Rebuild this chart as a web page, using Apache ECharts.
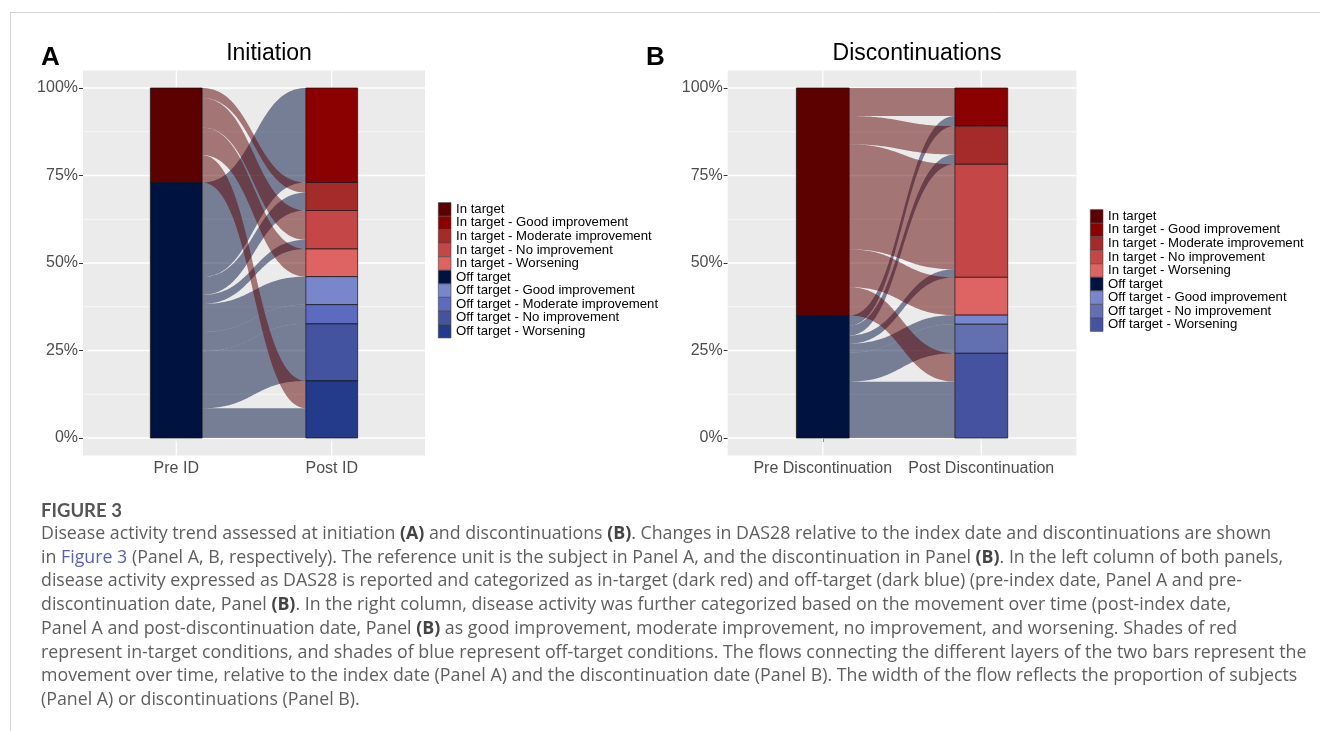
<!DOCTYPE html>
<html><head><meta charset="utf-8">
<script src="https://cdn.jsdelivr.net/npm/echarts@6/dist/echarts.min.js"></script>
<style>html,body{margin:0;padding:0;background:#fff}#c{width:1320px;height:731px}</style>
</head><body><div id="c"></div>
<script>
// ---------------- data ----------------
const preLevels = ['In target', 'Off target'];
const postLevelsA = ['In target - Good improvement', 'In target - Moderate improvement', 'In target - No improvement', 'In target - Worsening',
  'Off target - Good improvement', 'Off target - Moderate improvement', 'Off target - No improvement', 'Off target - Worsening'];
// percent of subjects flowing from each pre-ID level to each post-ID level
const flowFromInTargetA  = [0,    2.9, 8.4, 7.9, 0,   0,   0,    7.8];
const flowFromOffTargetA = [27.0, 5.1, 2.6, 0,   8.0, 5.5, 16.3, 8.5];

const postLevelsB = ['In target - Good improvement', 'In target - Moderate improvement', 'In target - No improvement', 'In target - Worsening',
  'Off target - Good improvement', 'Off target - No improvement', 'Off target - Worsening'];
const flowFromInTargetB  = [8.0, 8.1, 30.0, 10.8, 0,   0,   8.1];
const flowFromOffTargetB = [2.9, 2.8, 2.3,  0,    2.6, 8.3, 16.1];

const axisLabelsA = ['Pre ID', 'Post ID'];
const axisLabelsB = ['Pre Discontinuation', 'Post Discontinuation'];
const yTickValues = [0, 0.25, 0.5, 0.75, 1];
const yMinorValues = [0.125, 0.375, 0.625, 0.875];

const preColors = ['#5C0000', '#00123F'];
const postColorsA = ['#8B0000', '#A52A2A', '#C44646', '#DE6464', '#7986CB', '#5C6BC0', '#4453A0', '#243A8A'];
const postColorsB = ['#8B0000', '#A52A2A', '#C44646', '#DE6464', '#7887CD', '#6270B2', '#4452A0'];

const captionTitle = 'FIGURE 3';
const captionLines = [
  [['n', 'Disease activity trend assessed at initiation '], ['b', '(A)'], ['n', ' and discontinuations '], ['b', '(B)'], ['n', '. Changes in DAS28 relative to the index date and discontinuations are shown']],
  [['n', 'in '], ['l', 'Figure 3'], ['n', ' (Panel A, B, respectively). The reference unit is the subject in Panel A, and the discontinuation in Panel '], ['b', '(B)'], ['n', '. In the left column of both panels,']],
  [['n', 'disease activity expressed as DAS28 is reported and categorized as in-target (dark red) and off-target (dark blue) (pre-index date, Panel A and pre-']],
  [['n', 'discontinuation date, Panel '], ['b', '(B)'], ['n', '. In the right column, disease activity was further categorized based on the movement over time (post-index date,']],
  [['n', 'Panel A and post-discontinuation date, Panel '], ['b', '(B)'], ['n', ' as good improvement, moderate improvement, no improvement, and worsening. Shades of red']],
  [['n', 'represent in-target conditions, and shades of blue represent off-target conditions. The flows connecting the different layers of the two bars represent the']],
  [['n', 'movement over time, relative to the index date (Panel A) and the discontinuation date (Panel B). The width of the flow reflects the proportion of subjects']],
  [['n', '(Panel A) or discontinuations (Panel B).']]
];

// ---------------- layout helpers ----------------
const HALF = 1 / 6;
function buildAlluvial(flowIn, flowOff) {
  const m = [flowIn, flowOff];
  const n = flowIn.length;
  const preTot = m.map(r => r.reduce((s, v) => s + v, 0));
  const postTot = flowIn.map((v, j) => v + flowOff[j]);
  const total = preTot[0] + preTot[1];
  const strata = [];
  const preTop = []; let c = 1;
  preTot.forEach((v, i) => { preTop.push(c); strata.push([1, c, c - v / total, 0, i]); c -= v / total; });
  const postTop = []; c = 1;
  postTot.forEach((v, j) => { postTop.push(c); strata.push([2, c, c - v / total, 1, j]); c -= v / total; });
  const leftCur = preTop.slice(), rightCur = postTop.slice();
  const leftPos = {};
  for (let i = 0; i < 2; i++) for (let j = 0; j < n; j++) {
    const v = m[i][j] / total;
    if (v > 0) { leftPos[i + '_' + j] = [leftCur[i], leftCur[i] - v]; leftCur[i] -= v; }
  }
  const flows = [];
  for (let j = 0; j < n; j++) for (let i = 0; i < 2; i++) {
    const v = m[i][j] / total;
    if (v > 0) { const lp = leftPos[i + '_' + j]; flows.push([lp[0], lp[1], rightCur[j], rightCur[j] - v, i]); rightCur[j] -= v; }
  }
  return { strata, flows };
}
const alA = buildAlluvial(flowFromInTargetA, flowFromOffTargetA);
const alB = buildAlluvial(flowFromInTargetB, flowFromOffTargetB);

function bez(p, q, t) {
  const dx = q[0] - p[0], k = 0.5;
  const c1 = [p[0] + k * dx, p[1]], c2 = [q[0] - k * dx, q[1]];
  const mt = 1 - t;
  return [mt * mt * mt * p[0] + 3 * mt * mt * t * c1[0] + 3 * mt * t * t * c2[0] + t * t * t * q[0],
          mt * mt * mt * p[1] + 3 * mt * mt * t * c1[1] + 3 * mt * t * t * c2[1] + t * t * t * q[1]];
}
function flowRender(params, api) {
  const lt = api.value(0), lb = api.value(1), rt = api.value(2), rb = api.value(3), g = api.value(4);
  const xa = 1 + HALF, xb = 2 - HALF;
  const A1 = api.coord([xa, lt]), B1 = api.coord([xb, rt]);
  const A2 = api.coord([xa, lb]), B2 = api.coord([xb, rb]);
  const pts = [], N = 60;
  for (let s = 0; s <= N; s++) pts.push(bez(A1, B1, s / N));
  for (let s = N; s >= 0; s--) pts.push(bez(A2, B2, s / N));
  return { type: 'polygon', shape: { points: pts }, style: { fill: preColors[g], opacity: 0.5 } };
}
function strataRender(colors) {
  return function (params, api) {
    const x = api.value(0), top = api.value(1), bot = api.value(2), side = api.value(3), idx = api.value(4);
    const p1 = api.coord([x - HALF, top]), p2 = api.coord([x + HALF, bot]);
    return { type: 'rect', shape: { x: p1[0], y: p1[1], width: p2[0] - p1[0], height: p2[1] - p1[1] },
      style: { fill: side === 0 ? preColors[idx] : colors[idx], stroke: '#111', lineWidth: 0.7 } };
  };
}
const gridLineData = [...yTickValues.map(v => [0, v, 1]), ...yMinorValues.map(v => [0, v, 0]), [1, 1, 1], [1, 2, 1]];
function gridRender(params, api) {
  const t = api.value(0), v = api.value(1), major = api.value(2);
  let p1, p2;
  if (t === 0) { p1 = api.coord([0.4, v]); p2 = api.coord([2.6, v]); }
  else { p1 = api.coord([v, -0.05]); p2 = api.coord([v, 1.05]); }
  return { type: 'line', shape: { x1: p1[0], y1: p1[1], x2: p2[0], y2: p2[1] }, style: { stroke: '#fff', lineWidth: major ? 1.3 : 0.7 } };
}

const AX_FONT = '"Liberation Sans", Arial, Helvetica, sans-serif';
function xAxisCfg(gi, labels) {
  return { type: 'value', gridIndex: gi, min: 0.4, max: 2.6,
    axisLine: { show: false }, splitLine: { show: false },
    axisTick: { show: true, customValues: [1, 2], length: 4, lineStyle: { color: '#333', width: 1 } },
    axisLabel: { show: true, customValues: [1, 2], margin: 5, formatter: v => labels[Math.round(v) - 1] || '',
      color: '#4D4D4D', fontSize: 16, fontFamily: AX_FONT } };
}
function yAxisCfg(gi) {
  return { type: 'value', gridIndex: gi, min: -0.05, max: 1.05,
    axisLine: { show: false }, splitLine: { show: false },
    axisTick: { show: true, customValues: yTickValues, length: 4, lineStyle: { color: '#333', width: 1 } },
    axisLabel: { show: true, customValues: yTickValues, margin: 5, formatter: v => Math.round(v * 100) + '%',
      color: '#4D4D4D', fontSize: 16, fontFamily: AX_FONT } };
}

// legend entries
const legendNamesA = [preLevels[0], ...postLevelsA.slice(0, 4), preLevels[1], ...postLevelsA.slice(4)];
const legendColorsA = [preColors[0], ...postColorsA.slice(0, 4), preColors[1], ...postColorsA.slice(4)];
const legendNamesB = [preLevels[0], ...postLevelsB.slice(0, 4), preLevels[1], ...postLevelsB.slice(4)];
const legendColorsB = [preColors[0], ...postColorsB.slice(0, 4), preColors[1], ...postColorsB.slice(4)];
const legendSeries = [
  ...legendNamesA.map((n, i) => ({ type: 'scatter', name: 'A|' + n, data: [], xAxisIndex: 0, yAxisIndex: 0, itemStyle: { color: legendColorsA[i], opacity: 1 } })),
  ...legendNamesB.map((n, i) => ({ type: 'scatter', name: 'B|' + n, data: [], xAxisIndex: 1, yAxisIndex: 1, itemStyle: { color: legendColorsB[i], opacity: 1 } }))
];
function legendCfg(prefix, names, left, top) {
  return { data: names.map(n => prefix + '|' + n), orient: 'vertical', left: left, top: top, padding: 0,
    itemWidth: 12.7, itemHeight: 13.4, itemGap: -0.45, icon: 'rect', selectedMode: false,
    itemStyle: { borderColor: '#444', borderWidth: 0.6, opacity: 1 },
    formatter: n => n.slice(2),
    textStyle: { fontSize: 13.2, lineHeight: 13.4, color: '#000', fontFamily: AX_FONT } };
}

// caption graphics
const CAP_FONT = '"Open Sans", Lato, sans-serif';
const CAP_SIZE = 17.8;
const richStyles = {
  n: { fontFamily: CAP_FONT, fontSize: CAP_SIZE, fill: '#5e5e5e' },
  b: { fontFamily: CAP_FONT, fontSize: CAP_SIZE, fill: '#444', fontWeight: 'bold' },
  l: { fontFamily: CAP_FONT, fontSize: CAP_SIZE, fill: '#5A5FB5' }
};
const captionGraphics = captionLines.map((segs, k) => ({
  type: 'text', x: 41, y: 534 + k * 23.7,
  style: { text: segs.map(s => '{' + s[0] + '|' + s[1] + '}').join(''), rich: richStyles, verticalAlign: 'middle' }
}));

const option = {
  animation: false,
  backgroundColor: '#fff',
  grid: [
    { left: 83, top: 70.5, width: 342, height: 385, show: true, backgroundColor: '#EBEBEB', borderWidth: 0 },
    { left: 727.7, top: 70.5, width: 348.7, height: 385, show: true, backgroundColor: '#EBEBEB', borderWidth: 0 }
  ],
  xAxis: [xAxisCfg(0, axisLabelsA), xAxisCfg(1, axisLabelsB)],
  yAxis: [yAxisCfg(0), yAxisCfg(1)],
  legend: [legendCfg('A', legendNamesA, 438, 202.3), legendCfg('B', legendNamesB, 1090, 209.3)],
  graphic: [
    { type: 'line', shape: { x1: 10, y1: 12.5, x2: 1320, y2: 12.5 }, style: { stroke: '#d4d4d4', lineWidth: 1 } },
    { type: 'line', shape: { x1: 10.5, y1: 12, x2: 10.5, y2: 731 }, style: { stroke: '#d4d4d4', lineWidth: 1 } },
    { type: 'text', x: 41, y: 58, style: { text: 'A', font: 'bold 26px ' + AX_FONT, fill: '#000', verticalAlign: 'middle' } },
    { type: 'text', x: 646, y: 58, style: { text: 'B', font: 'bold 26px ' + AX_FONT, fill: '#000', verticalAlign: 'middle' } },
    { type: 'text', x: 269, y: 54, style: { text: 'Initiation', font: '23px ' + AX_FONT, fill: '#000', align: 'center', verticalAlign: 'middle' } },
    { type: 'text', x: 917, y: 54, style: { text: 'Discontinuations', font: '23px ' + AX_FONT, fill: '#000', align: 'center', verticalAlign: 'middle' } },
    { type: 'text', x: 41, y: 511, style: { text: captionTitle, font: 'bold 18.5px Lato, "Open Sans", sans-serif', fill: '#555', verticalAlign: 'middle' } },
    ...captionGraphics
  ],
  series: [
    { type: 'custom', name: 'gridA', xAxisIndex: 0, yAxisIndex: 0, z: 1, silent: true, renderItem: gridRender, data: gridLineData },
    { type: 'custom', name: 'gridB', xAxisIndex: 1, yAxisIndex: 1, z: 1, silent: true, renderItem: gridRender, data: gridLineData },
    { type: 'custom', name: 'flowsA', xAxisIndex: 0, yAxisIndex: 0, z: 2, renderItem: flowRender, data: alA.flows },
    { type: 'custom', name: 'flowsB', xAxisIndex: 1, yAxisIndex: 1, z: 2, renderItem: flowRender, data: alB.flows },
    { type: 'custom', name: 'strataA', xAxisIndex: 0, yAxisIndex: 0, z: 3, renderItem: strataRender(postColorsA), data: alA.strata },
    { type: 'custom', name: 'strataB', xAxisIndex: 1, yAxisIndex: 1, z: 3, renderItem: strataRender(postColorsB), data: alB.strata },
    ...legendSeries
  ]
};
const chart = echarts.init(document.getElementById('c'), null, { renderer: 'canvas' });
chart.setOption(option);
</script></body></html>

###

## Objective:
Repeat, word for word and with no pictures, only the lines running from the beginning of the data to the line that contains "2.6, 8.3, 16.1];".

## The result:
Rebuild this chart as a web page, using Apache ECharts.
<!DOCTYPE html>
<html><head><meta charset="utf-8">
<script src="https://cdn.jsdelivr.net/npm/echarts@6/dist/echarts.min.js"></script>
<style>html,body{margin:0;padding:0;background:#fff}#c{width:1320px;height:731px}</style>
</head><body><div id="c"></div>
<script>
// ---------------- data ----------------
const preLevels = ['In target', 'Off target'];
const postLevelsA = ['In target - Good improvement', 'In target - Moderate improvement', 'In target - No improvement', 'In target - Worsening',
  'Off target - Good improvement', 'Off target - Moderate improvement', 'Off target - No improvement', 'Off target - Worsening'];
// percent of subjects flowing from each pre-ID level to each post-ID level
const flowFromInTargetA  = [0,    2.9, 8.4, 7.9, 0,   0,   0,    7.8];
const flowFromOffTargetA = [27.0, 5.1, 2.6, 0,   8.0, 5.5, 16.3, 8.5];

const postLevelsB = ['In target - Good improvement', 'In target - Moderate improvement', 'In target - No improvement', 'In target - Worsening',
  'Off target - Good improvement', 'Off target - No improvement', 'Off target - Worsening'];
const flowFromInTargetB  = [8.0, 8.1, 30.0, 10.8, 0,   0,   8.1];
const flowFromOffTargetB = [2.9, 2.8, 2.3,  0,    2.6, 8.3, 16.1];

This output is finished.